While Rambus claims the faster Direct RDRAMs are the first DRAMs capable of transferring data at speeds over 1 GHz, some observers wonder how many of those parts will actually be available early next year. Currently, the only volume producer of Direct RDRAMs for PC makers is Samsung Electronics Co. Ltd., which is not yet seeing high yields on the current 800-MHz speed grade of memories, according to industry sources.
Memory analyst Sherry Garber of Semico Research Inc. in Phoenix said today's 1.066-GHz announcement was "a public relations tactic to stop the Rambus stock decline." The company's stock took a hit last week, falling 30%, after Intel Corp. backed away from its stance of only supporting Direct Rambus DRAMs for the Pentium 4 processor. Intel confirmed it was developing an alternative PC133 chip set for Pentium 4, and it is considering possible double data rate (DDR) support as well.

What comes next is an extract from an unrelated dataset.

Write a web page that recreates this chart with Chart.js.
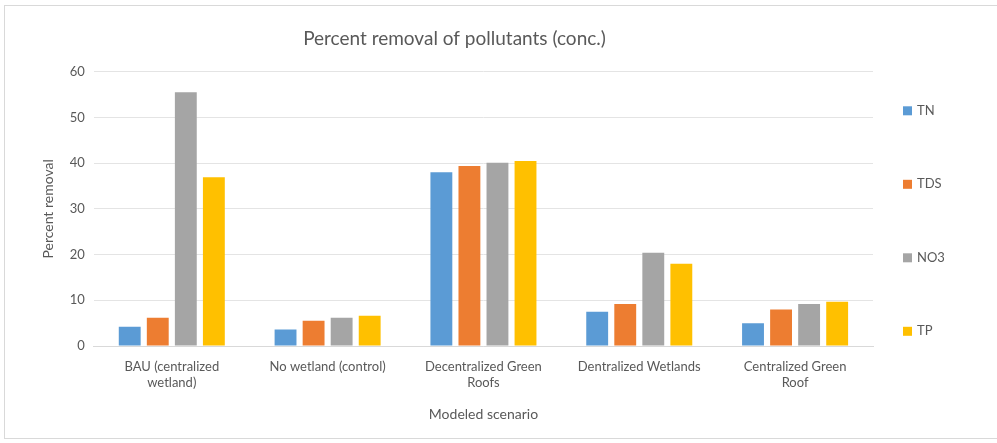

Analysts have said that 800-MHz Direct RDRAM yields are low and producers are struggling with the learning curve. Three months ago, Samsung officials indicated that about 20% of the company's Direct Rambus production was in 800-MHz speed grade. However, during the Platform 2000 conference in San Jose during July, Samsung officials said the company was achieving 60% yields on 800-MHz Rambus DRAMs.
In an interview today, Rambus vice president of worldwide marketing Avo Kanadjian said yields are improving on 800-MHz Direct RDRAMs. He said he believes the 1.066-GHz speed will start yielding from those same production lines because the memories do not need to meet all the stringent electrical load specifications required for 800-MHz memories in PCs.
"The 1-GHz part will be shipped to the consumer electronics, graphics and communications markets," he said. "In those applications, only four Direct RDRAM chips are needed which will be soldered directly to the motherboard without needing a module or chip set. As a result, the loading is far less demanding, and some parts should yield at 1.066-GHz speed from normal 'bin-out testing,'"
Kanadjian said today's announcement was made to emphasize that a chip infrastucture already existed to accommodate the next higher speed grade of Rambus memories, which he expects to be available next year. He said Advantest Corp. of Japan already has a high-speed tester that can operate at 1-GHz speed. Cypress Semiconductor Corp. of San Jose today also announced a Direct Rambus clock generator supporting higher speeds (see today's story).